Jouer malgré tout, malgré l’oubli, la déréliction, l’absence, la mort. Justement pour contrer cette finitude. Jouer, c’est s’amuser, mais c’est aussi acter sa présence, créer du lien entre soi et le public, entre soi et soi. La Jeune Femme est là pour cela, pour faire renaître à la scène, à la vie, Madeleine l’oublieuse, et pourtant ardente comédienne. Elle fait advenir de nouveau, et sans cesse, la parole de cette femme âgée, à la fois figure de nos Anciens devenus mutiques car la mémoire s’efface et personnification de notre théâtre condamné au silence car les politiques actuelles le musellent. En effet, en exergue de l’ouvrage, Marguerite Duras (elle signe M.D.) dédie son texte, sans jamais la citer, à Madeleine Renaud, figure légendaire du théâtre français, amie et muse de longue date. Le rôle de Madeleine, de la vieille femme, est écrit pour elle, la dédicace est signée pour elle, mais l’on ne peut s’empêcher de lire la phrase : « La salle a payé et on lui doit le spectacle » à la lumière de nos quotidiens bouleversés.
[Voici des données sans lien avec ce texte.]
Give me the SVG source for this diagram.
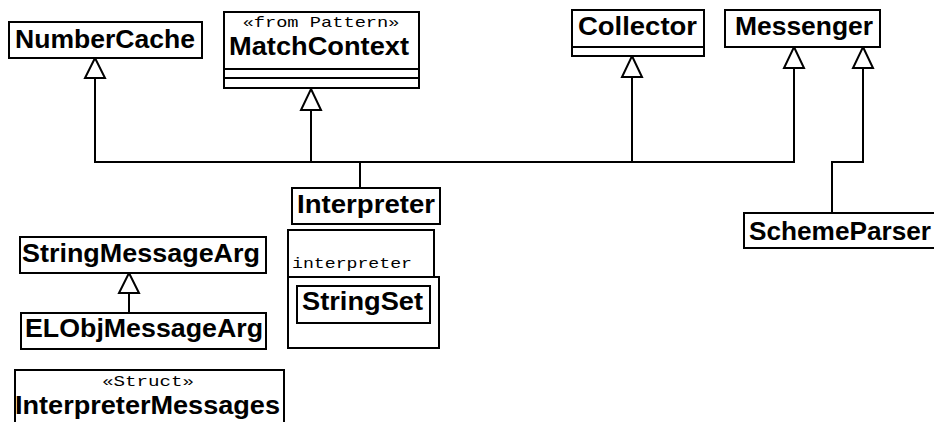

On doit à la salle, à vous, à soi, le spectacle, la possibilité d’une fenêtre sur le monde, l’offre d’un paysage inconnu. Nous devons lire, nous devons être présent.e.s, se lever, créer. Nous devons nous arroger le droit de (se) raconter des histoires. Malgré l’absence, malgré l’oubli, malgré le silence assourdissant. Malgré tout.

NDLR = Les citations entre guillemets sont de Marguerite.